Exercise requirements
Give back exactly the lines from the beginning of the listing below to the line holding "ax.set_axisbelow(True)", both ends included; the pictures stay out.

Data provided
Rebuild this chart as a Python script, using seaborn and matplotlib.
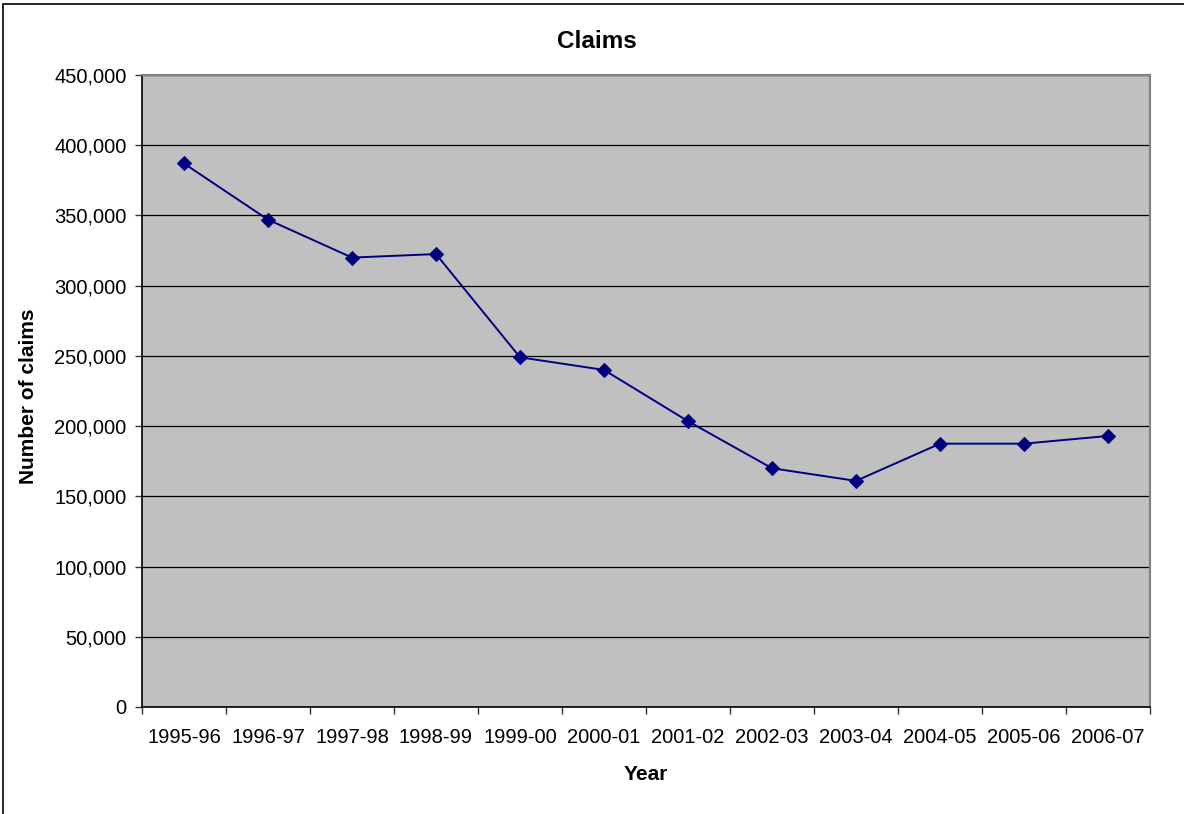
import numpy as np
import pandas as pd
import matplotlib
matplotlib.use('Agg')
import matplotlib.pyplot as plt
import seaborn as sns
from matplotlib.patches import Rectangle
from matplotlib.ticker import FuncFormatter, FixedLocator

years = ['1995-96', '1996-97', '1997-98', '1998-99', '1999-00', '2000-01',
         '2001-02', '2002-03', '2003-04', '2004-05', '2005-06', '2006-07']
claims = [387000, 347000, 320000, 322500, 249000, 240000,
          203500, 170000, 161000, 187500, 187500, 193000]

df = pd.DataFrame({'Year': years, 'Claims': claims})
df['pos'] = np.arange(len(years))

sns.set_style('white')
plt.rcParams['font.family'] = ['Liberation Sans', 'DejaVu Sans']
plt.rcParams['text.color'] = 'black'
plt.rcParams['xtick.color'] = 'black'
plt.rcParams['ytick.color'] = 'black'
plt.rcParams['axes.labelcolor'] = 'black'

fig = plt.figure(figsize=(11.84, 8.14), dpi=100)
ax = fig.add_axes([142 / 1184, 1 - 707 / 814, (1150 - 142) / 1184, (707 - 75) / 814])
ax.set_facecolor('#c0c0c0')

sns.lineplot(data=df, x='pos', y='Claims', ax=ax, color='#000080', lw=1.4,
             marker='D', markersize=7.5, markeredgecolor='#000080', zorder=3)

ax.set_xlim(-0.5, len(years) - 0.5)
ax.set_ylim(0, 450000)
ax.set_yticks(np.arange(0, 450001, 50000))
ax.yaxis.set_major_formatter(FuncFormatter(lambda v, p: f'{int(v):,}'))
ax.grid(axis='y', color='black', lw=0.9)
ax.set_axisbelow(True)

ax.set_xticks(df['pos'])
ax.set_xticklabels(years)
ax.xaxis.set_minor_locator(FixedLocator(np.arange(-0.5, len(years), 1.0)))
ax.tick_params(axis='x', which='major', length=0, pad=15, labelsize=14.5)
ax.tick_params(axis='x', which='minor', length=5, width=1, color='#333333', direction='out', bottom=True)
ax.tick_params(axis='y', length=5, width=1, color='#333333', direction='out', left=True, labelsize=14.5, pad=6)

for s in ['left', 'bottom']:
    ax.spines[s].set_color('black')
    ax.spines[s].set_linewidth(1.2)
for s in ['top', 'right']:
    ax.spines[s].set_color('#808080')
    ax.spines[s].set_linewidth(1.5)

ax.set_xlabel('')
ax.set_ylabel('')
fig.text(597 / 1184, 1 - 41 / 814, 'Claims', fontsize=17.5, fontweight='bold', ha='center', va='center')
fig.text((142 + 1150) / 2 / 1184, 1 - 775 / 814, 'Year', fontsize=15, fontweight='bold', ha='center', va='center')
fig.text(29 / 1184, 1 - 396 / 814, 'Number of claims', fontsize=15, fontweight='bold',
         ha='center', va='center', rotation=90)

fig.patches.append(Rectangle((3 / 1184, -0.01), 1.05, 1 - 4 / 814 + 0.01,
                             transform=fig.transFigure, fill=False,
                             edgecolor='black', lw=1.2))

fig.savefig('out.png', dpi=100)
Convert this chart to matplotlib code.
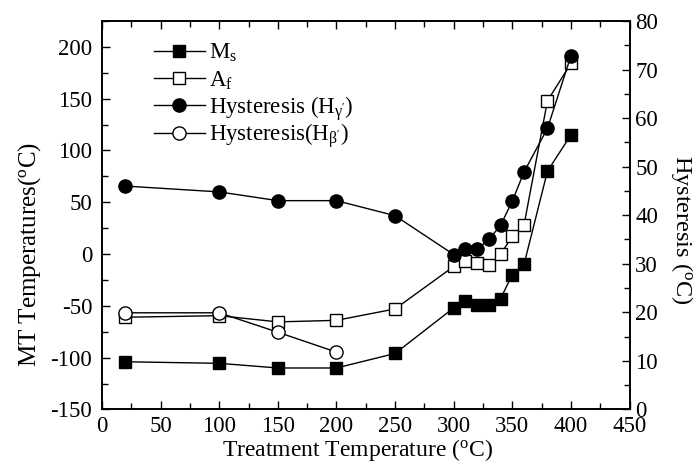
import matplotlib
matplotlib.use("Agg")
import matplotlib.pyplot as plt
from matplotlib.legend import Legend
from matplotlib.ticker import MultipleLocator

plt.rcParams['font.family'] = ['Liberation Serif', 'DejaVu Serif']
plt.rcParams['mathtext.fontset'] = 'custom'
plt.rcParams['mathtext.rm'] = 'Liberation Serif'
plt.rcParams['mathtext.it'] = 'Liberation Serif:italic'
plt.rcParams['mathtext.default'] = 'rm'
plt.rcParams['axes.unicode_minus'] = False

# treatment temperatures (deg C)
t_ms = [20, 100, 150, 200, 250, 300, 310, 320, 330, 340, 350, 360, 380, 400]
ms = [-104, -105.5, -110, -110, -96, -52, -45, -49, -49, -43, -20, -10, 80, 115]
af = [-61, -59.5, -65.5, -64, -53, -12, -7, -9, -11, 0, 17, 28, 148, 184]

# hysteresis (right axis)
h_gamma = [46.0, 44.8, 43.0, 43.0, 39.9, 31.9, 33.0, 33.0, 35.0, 37.9, 42.9, 48.9, 57.9, 72.8]
t_beta = [20, 100, 150, 200]
h_beta = [19.9, 19.9, 15.9, 11.8]

labels = ['M$_{\\rm s}$', 'A$_{\\rm f}$',
          'Hysteresis (H$_{\\gamma\'}$)', 'Hysteresis(H$_{\\beta\'}$)']

fig = plt.figure(figsize=(6.97, 4.72), dpi=100)
ax = fig.add_axes([0.1463, 0.1326, 0.7569, 0.8229])
ax2 = ax.twinx()

l1, = ax.plot(t_ms, ms, '-s', color='black', lw=1, ms=8, mfc='black', mec='black')
l2, = ax.plot(t_ms, af, '-s', color='black', lw=1, ms=8, mfc='white', mec='black', mew=1)
l3, = ax2.plot(t_ms, h_gamma, '-o', color='black', lw=1, ms=9.5, mfc='black', mec='black')
l4, = ax2.plot(t_beta, h_beta, '-o', color='black', lw=1, ms=9.5, mfc='white', mec='black', mew=1)

ax.set_xlim(0, 450)
ax.set_ylim(-150, 225)
ax2.set_ylim(0, 80)

ax.xaxis.set_major_locator(MultipleLocator(50))
ax.xaxis.set_minor_locator(MultipleLocator(25))
ax.yaxis.set_minor_locator(MultipleLocator(25))
ax.set_yticks([-150, -100, -50, 0, 50, 100, 150, 200])
ax2.yaxis.set_major_locator(MultipleLocator(10))
ax2.yaxis.set_minor_locator(MultipleLocator(5))

ax.tick_params(axis='both', which='both', direction='in', labelsize=16.5, width=1)
ax.tick_params(axis='x', which='both', top=True, pad=5)
ax.tick_params(axis='y', which='both', right=False, pad=7)
ax.tick_params(which='major', length=6)
ax.tick_params(which='minor', length=4)
ax2.tick_params(axis='y', which='both', direction='in', labelsize=16.5, width=1, pad=4)
ax2.tick_params(which='major', length=6)
ax2.tick_params(which='minor', length=4)
for sp in list(ax.spines.values()) + list(ax2.spines.values()):
    sp.set_linewidth(1.2)

ax.set_xlabel('Treatment Temperature ($^{\\rm o}$C)', fontsize=17)
ax.set_ylabel('MT Temperatures($^{\\rm o}$C)', fontsize=18)
ax2.set_ylabel('Hysteresis ($^{\\rm o}$C)', fontsize=17.5, rotation=270, va='bottom')
ax.xaxis.set_label_coords(0.484, -0.072)
ax.yaxis.set_label_coords(-0.112, 0.40)
ax2.yaxis.set_label_coords(1.075, 0.462)

# one legend per row so the rows stay evenly spaced
row_y = [0.918, 0.847, 0.775, 0.704]
for h, lab, y in zip([l1, l2, l3, l4], labels, row_y):
    leg = Legend(ax2, [h], [lab], loc='center left', bbox_to_anchor=(0.099, y),
                 frameon=False, fontsize=16.5, handlelength=2.2,
                 handletextpad=0.2, borderaxespad=0, borderpad=0)
    ax2.add_artist(leg)

fig.savefig('out.png', dpi=100)
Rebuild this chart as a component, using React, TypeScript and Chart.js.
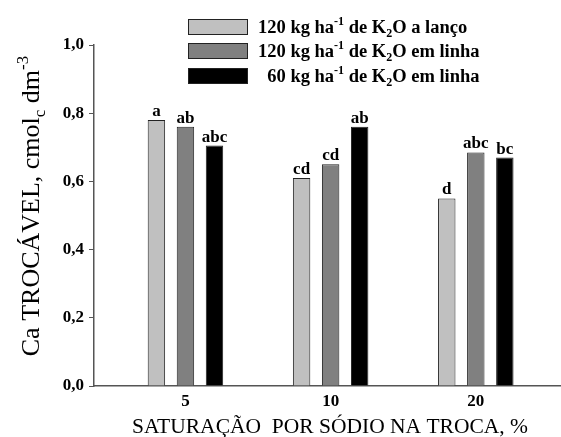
import React, { useEffect, useRef } from "react";
import { Chart, registerables } from "chart.js";

Chart.register(...registerables);

const categories = ["5", "10", "20"];
const seriesNames = ["120", "120", "60"];
const seriesSuffix = ["O a lanço", "O em linha", "O em linha"];
const lanco120 = [0.78, 0.61, 0.55];
const linha120 = [0.76, 0.65, 0.685];
const linha60 = [0.705, 0.76, 0.67];
const labels120Lanco = ["a", "cd", "d"];
const labels120Linha = ["ab", "cd", "abc"];
const labels60Linha = ["abc", "ab", "bc"];
const yTicks = [0, 0.2, 0.4, 0.6, 0.8, 1.0];

const FONT = '"Liberation Serif", "Times New Roman", serif';
const fills = ["#c0c0c0", "#808080", "#000000"];
const AXIS = "#555555";

type Part = { t: string; m?: "sup" | "sub" };

function richWidth(ctx: CanvasRenderingContext2D, parts: Part[], size: number, weight: string) {
  let w = 0;
  for (const p of parts) {
    const s = p.m ? Math.round(size * 0.65) : size;
    ctx.font = `${weight} ${s}px ${FONT}`;
    w += ctx.measureText(p.t).width;
  }
  return w;
}

function drawRich(ctx: CanvasRenderingContext2D, parts: Part[], x: number, y: number, size: number, weight: string) {
  let cx = x;
  ctx.textAlign = "left";
  ctx.textBaseline = "alphabetic";
  for (const p of parts) {
    const s = p.m ? Math.round(size * 0.65) : size;
    ctx.font = `${weight} ${s}px ${FONT}`;
    let dy = 0;
    if (p.m === "sup") dy = -size * 0.42;
    if (p.m === "sub") dy = size * 0.22;
    ctx.fillText(p.t, cx, y + dy);
    cx += ctx.measureText(p.t).width;
  }
  return cx;
}

const decorPlugin = {
  id: "decor",
  afterDraw(chart: any) {
    const ctx: CanvasRenderingContext2D = chart.ctx;
    ctx.save();
    ctx.fillStyle = "#000";

    // bar letters
    const allLabels = [labels120Lanco, labels120Linha, labels60Linha];
    chart.data.datasets.forEach((_: any, i: number) => {
      const meta = chart.getDatasetMeta(i);
      meta.data.forEach((el: any, j: number) => {
        ctx.font = `bold 17px ${FONT}`;
        ctx.textAlign = "center";
        ctx.textBaseline = "alphabetic";
        ctx.fillText(allLabels[i][j], el.x, el.y - 4);
      });
    });

    // legend
    const boxX = 188, boxW = 60, boxH = 16;
    const rowTops = [19, 43, 68];
    const size = 18.5;
    ctx.font = `bold ${size}px ${FONT}`;
    const numRight = 258 + ctx.measureText("120").width;
    chart.data.datasets.forEach((ds: any, i: number) => {
      const top = rowTops[i];
      ctx.fillStyle = fills[i];
      ctx.fillRect(boxX, top, boxW, boxH);
      ctx.strokeStyle = "#222";
      ctx.lineWidth = 1;
      ctx.strokeRect(boxX + 0.5, top + 0.5, boxW - 1, boxH - 1);
      ctx.fillStyle = "#000";
      ctx.font = `bold ${size}px ${FONT}`;
      ctx.textAlign = "right";
      ctx.textBaseline = "alphabetic";
      const base = top + boxH - 2;
      ctx.fillText(seriesNames[i], numRight, base);
      drawRich(
        ctx,
        [{ t: " kg ha" }, { t: "-1", m: "sup" }, { t: " de K" }, { t: "2", m: "sub" }, { t: seriesSuffix[i] }],
        numRight,
        base,
        size,
        "bold"
      );
    });

    // y title
    const yParts: Part[] = [{ t: "Ca TROCÁVEL, cmol" }, { t: "c", m: "sub" }, { t: " dm" }, { t: "-3", m: "sup" }];
    const ys = 26;
    const yw = richWidth(ctx, yParts, ys, "normal");
    ctx.save();
    ctx.translate(39, 206);
    ctx.rotate(-Math.PI / 2);
    drawRich(ctx, yParts, -yw / 2, 0, ys, "normal");
    ctx.restore();

    // x title
    ctx.font = `normal 21.5px ${FONT}`;
    ctx.textAlign = "center";
    ctx.textBaseline = "alphabetic";
    ctx.fillText("SATURAÇÃO  POR SÓDIO NA TROCA, %", 330, 433);

    ctx.restore();
  },
};

export default function App() {
  const ref = useRef<HTMLCanvasElement | null>(null);
  useEffect(() => {
    document.body.style.margin = "0";
    const series = [lanco120, linha120, linha60];
    const chart = new Chart(ref.current as HTMLCanvasElement, {
      type: "bar",
      data: {
        datasets: series.map((vals, i) => ({
          label: seriesNames[i] + " kg ha-1 de K2" + seriesSuffix[i],
          data: vals.map((v, j) => ({ x: j, y: v })),
          backgroundColor: fills[i],
          borderColor: "#222",
          borderWidth: 1,
          categoryPercentage: 0.6,
          barPercentage: 0.6,
        })),
      },
      options: {
        responsive: false,
        animation: false,
        layout: { padding: { top: 45, left: 0, right: 1, bottom: 0 } },
        plugins: { legend: { display: false }, tooltip: { enabled: false }, title: { display: false } },
        scales: {
          x: {
            type: "linear",
            offset: false,
            min: -0.63,
            max: 2.58,
            afterBuildTicks: (scale: any) => {
              scale.ticks = categories.map((_, i) => ({ value: i }));
            },
            afterFit: (scale: any) => {
              scale.height = 51;
            },
            grid: { display: false, drawTicks: false },
            border: { display: true, color: AXIS, width: 1.5 },
            ticks: {
              padding: 5,
              color: "#000",
              font: { family: FONT, size: 17, weight: "bold" },
              callback: (v: any) => categories[Number(v)] ?? "",
            },
          },
          y: {
            min: 0,
            max: 1,
            afterBuildTicks: (scale: any) => {
              scale.ticks = yTicks.map((v) => ({ value: v }));
            },
            afterFit: (scale: any) => {
              scale.width = 94;
            },
            grid: { display: true, drawOnChartArea: false, drawTicks: true, tickLength: 5, color: AXIS },
            border: { display: true, color: AXIS, width: 1.5 },
            ticks: {
              padding: 5,
              color: "#000",
              font: { family: FONT, size: 17, weight: "bold" },
              callback: (v: any) => Number(v).toFixed(1).replace(".", ","),
            },
          },
        },
      },
      plugins: [decorPlugin],
    } as any);
    return () => chart.destroy();
  }, []);
  return (
    <div style={{ width: 561, height: 437, background: "#fff" }}>
      <canvas ref={ref} width={561} height={437} />
    </div>
  );
}
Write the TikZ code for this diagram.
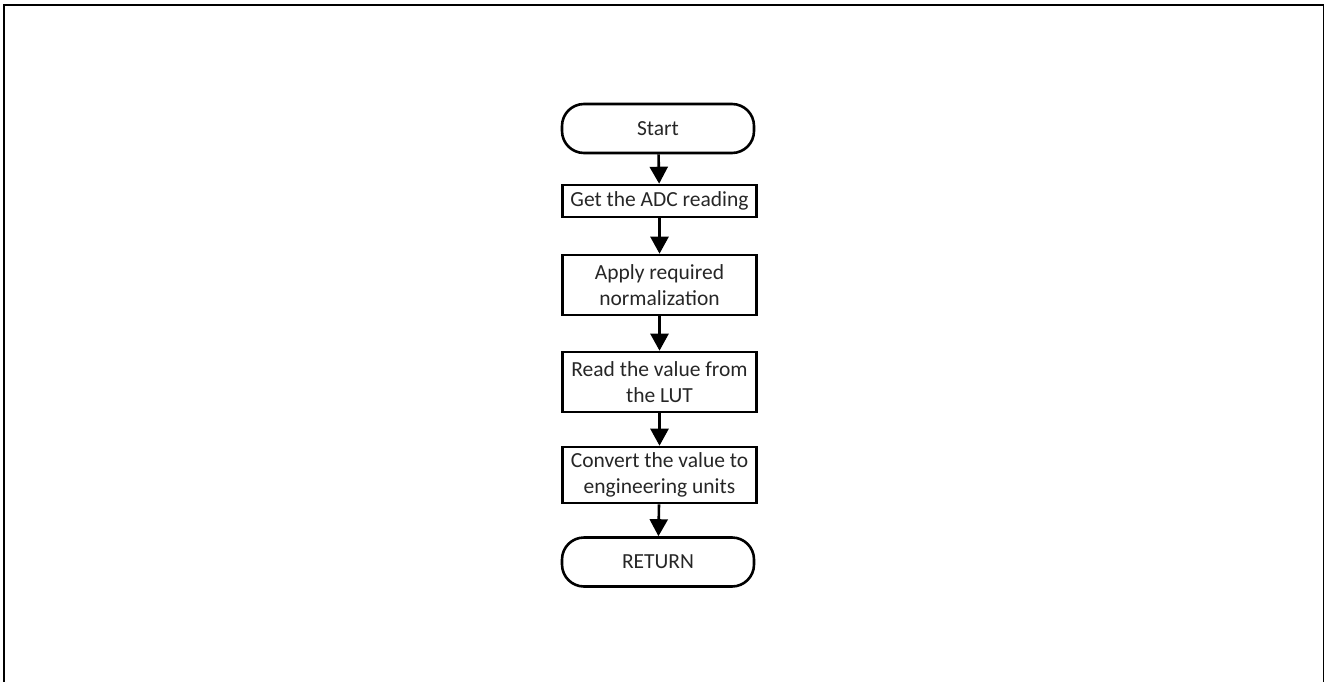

Answer for this exercise
Rebuild this chart as a Python script, using seaborn and matplotlib.
import numpy as np
import pandas as pd
import matplotlib
matplotlib.use('Agg')
import matplotlib.pyplot as plt
import seaborn as sns
from matplotlib.patches import Rectangle
from matplotlib.ticker import FuncFormatter, FixedLocator

years = ['1995-96', '1996-97', '1997-98', '1998-99', '1999-00', '2000-01',
         '2001-02', '2002-03', '2003-04', '2004-05', '2005-06', '2006-07']
claims = [387000, 347000, 320000, 322500, 249000, 240000,
          203500, 170000, 161000, 187500, 187500, 193000]

df = pd.DataFrame({'Year': years, 'Claims': claims})
df['pos'] = np.arange(len(years))

sns.set_style('white')
plt.rcParams['font.family'] = ['Liberation Sans', 'DejaVu Sans']
plt.rcParams['text.color'] = 'black'
plt.rcParams['xtick.color'] = 'black'
plt.rcParams['ytick.color'] = 'black'
plt.rcParams['axes.labelcolor'] = 'black'

fig = plt.figure(figsize=(11.84, 8.14), dpi=100)
ax = fig.add_axes([142 / 1184, 1 - 707 / 814, (1150 - 142) / 1184, (707 - 75) / 814])
ax.set_facecolor('#c0c0c0')

sns.lineplot(data=df, x='pos', y='Claims', ax=ax, color='#000080', lw=1.4,
             marker='D', markersize=7.5, markeredgecolor='#000080', zorder=3)

ax.set_xlim(-0.5, len(years) - 0.5)
ax.set_ylim(0, 450000)
ax.set_yticks(np.arange(0, 450001, 50000))
ax.yaxis.set_major_formatter(FuncFormatter(lambda v, p: f'{int(v):,}'))
ax.grid(axis='y', color='black', lw=0.9)
ax.set_axisbelow(True)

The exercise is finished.